Over the past five years, my experience as Taylor Observatory coordinator was challenging but exceptionally fulfilling.
Thank you high school volunteers Eduardo Alatorre, Cord and Nate Falkenberg, Paige Lavrar, Kai Jones, Roxi and Juan Huerta, Zack Bailey and Jared Wagner. Your passion for learning, your eagerness to support and your upbeat personalities made work a joy.
Thank you to the Taylor staff Edward Giannelli, Janis Traub, Stephen Kane and John Zimmerman. Your support was and is the backbone of Taylor.
Thank you volunteers Paul Kobetz, David Rogers, Juan Huerta, Dr. Gerald deBane and Bill Bordisso. Your tutelage and hours of support help our projects reach completion.

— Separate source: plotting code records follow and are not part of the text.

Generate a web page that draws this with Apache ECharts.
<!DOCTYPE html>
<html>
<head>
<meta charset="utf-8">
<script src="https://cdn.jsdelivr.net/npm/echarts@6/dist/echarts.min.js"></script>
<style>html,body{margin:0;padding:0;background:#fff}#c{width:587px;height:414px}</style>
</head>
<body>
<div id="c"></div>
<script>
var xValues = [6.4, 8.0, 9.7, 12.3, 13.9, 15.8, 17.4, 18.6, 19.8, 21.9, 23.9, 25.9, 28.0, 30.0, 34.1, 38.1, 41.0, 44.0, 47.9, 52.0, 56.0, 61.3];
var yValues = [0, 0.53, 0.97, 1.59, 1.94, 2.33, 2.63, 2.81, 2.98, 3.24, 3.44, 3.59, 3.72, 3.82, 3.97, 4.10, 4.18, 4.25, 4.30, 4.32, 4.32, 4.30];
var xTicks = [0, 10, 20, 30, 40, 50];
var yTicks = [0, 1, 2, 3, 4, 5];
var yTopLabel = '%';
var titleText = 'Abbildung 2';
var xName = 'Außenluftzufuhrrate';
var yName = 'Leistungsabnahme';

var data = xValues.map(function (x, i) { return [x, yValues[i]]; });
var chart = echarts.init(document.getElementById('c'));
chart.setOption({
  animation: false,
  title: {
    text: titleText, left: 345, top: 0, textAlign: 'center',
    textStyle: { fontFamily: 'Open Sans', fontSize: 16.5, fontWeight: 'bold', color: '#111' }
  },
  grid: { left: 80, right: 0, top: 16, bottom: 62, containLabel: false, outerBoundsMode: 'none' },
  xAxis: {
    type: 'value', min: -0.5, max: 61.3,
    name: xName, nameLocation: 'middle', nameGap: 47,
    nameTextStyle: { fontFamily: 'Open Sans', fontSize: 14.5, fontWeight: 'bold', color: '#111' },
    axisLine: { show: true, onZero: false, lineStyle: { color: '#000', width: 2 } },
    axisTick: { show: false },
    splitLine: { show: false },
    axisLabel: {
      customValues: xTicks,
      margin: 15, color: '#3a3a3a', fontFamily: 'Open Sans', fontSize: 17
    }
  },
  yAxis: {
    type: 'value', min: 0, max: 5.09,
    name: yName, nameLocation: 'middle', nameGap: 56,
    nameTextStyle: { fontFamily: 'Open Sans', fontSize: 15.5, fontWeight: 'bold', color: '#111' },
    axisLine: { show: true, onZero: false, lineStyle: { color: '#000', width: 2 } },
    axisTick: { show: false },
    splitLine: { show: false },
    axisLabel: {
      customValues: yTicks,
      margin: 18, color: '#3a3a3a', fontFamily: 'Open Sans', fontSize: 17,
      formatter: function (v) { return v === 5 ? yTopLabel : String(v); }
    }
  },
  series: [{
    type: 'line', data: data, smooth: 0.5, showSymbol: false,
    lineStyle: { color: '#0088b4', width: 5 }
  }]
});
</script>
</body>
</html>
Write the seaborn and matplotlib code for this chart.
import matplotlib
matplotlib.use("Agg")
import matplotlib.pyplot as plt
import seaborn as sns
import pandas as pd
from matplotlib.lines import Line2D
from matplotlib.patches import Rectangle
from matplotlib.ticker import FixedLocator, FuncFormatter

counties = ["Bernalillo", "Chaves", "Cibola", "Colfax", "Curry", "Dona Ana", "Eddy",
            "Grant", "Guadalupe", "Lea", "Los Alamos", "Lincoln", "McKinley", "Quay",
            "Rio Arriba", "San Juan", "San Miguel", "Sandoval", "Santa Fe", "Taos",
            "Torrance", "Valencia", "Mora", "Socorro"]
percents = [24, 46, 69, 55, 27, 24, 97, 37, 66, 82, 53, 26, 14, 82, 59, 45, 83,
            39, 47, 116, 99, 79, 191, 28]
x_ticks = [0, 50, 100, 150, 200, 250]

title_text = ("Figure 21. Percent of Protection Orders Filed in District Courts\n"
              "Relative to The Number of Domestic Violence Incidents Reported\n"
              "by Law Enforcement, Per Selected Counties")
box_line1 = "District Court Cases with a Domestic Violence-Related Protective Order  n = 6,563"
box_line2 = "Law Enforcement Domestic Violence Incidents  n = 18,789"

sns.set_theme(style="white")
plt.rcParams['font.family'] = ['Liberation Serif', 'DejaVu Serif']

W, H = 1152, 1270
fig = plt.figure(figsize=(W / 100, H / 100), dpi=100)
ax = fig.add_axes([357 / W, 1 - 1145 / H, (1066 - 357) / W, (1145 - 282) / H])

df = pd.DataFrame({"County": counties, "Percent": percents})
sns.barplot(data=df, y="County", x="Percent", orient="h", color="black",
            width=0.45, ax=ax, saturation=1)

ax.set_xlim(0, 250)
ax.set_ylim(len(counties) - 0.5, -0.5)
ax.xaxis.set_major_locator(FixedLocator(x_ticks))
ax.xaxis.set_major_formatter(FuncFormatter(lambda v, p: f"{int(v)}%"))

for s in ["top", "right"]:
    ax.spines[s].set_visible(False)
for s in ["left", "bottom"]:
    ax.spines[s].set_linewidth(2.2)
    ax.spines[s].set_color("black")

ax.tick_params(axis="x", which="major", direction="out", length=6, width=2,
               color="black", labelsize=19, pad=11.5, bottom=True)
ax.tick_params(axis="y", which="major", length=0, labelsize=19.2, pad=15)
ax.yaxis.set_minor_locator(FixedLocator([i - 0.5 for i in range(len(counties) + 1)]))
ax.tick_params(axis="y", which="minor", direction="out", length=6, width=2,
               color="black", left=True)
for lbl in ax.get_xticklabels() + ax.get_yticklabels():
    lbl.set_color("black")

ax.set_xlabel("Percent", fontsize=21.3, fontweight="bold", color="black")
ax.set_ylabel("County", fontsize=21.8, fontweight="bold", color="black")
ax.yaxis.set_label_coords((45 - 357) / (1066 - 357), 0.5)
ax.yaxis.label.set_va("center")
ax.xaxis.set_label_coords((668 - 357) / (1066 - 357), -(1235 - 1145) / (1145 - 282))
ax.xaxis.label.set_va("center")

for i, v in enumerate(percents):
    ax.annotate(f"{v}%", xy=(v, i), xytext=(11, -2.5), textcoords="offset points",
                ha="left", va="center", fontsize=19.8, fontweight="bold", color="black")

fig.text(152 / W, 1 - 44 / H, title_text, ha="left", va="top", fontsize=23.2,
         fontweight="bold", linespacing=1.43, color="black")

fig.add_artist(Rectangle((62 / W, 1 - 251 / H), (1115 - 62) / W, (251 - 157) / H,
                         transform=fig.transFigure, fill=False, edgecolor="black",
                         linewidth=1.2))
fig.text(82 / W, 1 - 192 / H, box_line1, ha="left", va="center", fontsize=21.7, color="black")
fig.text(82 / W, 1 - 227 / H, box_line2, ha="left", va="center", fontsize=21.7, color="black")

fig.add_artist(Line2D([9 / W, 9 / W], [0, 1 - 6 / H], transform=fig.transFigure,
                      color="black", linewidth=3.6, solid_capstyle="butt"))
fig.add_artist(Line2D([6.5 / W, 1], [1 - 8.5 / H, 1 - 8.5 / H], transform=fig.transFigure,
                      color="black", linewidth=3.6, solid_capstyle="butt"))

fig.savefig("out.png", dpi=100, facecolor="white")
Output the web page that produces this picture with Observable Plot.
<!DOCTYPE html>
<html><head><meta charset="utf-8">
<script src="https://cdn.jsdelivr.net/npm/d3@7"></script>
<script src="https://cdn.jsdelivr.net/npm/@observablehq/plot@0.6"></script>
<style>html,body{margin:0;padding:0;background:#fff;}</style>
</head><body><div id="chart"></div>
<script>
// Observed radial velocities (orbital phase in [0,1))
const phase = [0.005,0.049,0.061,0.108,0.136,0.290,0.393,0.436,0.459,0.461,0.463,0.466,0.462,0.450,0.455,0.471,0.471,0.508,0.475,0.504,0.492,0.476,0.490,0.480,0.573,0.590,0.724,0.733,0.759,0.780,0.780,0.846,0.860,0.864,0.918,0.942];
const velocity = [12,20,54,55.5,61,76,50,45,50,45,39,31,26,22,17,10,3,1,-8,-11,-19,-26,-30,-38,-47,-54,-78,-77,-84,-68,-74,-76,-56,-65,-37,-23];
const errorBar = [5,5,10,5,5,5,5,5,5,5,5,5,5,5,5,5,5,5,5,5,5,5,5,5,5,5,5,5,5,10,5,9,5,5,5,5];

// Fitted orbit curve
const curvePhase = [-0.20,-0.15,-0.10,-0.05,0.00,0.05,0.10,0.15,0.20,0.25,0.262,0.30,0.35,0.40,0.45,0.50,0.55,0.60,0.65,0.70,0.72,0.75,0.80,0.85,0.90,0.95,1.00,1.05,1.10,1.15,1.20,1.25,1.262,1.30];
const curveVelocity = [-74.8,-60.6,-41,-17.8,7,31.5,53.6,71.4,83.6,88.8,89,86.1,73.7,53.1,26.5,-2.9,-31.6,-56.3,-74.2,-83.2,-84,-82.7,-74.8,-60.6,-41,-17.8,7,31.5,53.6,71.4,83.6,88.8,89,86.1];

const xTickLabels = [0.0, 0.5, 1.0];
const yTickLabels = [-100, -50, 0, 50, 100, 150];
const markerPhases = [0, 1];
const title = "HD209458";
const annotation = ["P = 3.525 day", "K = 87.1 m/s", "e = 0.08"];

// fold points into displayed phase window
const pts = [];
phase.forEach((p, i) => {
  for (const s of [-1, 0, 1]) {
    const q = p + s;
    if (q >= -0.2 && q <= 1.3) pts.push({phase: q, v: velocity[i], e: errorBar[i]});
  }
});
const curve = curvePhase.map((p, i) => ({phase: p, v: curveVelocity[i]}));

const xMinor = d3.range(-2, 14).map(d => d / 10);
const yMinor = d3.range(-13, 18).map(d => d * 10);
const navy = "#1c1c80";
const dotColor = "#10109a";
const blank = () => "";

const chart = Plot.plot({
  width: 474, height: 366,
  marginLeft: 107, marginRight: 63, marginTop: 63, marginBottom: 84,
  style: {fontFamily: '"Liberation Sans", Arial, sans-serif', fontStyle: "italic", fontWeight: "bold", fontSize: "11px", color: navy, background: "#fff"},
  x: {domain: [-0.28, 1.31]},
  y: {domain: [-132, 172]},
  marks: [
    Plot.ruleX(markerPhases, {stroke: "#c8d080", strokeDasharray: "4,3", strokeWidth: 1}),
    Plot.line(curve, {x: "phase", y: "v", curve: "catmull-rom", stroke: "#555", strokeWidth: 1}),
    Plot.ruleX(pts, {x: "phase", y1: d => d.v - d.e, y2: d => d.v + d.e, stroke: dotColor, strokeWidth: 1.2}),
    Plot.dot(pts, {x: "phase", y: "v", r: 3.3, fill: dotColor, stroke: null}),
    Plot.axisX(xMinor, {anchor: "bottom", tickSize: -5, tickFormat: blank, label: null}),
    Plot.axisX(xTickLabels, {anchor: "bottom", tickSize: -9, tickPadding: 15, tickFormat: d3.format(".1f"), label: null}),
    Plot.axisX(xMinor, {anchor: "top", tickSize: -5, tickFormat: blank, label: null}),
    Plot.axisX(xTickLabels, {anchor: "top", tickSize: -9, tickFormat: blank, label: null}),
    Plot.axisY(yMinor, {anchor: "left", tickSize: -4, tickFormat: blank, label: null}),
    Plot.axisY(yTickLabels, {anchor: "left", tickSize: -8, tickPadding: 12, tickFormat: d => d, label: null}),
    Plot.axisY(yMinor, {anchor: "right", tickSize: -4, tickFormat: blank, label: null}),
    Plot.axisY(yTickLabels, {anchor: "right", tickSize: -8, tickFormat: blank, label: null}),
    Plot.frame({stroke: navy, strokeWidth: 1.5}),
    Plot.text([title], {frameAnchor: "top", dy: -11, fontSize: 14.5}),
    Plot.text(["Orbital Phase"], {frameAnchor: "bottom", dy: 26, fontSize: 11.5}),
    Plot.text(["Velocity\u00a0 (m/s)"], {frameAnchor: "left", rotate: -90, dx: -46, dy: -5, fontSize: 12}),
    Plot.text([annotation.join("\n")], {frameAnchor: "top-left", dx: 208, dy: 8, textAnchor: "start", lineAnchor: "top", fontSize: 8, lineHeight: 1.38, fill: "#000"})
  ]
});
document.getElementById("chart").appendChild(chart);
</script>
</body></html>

Thank you Friends of Taylor, Wine Alliance, Kelseyville Rotary, Lakeport Lions Club and so many community groups. The Taylor Observatory would not exist without your financial and volunteer support.
Thank you to all the private donors whose funds purchased technology, telescopes, transportation and more.
Thank you Lake County Office of Education and the Board of Education for your support and having faith in me.
Our goal was to make the Taylor Observatory into a science center for all children of Lake County.
I believe, with your continued support, your science center will continue to flourish.
Barbara McIntyre is the retiring coordinator for the Taylor Observatory-Norton Planetarium in Kelseyville, Calif.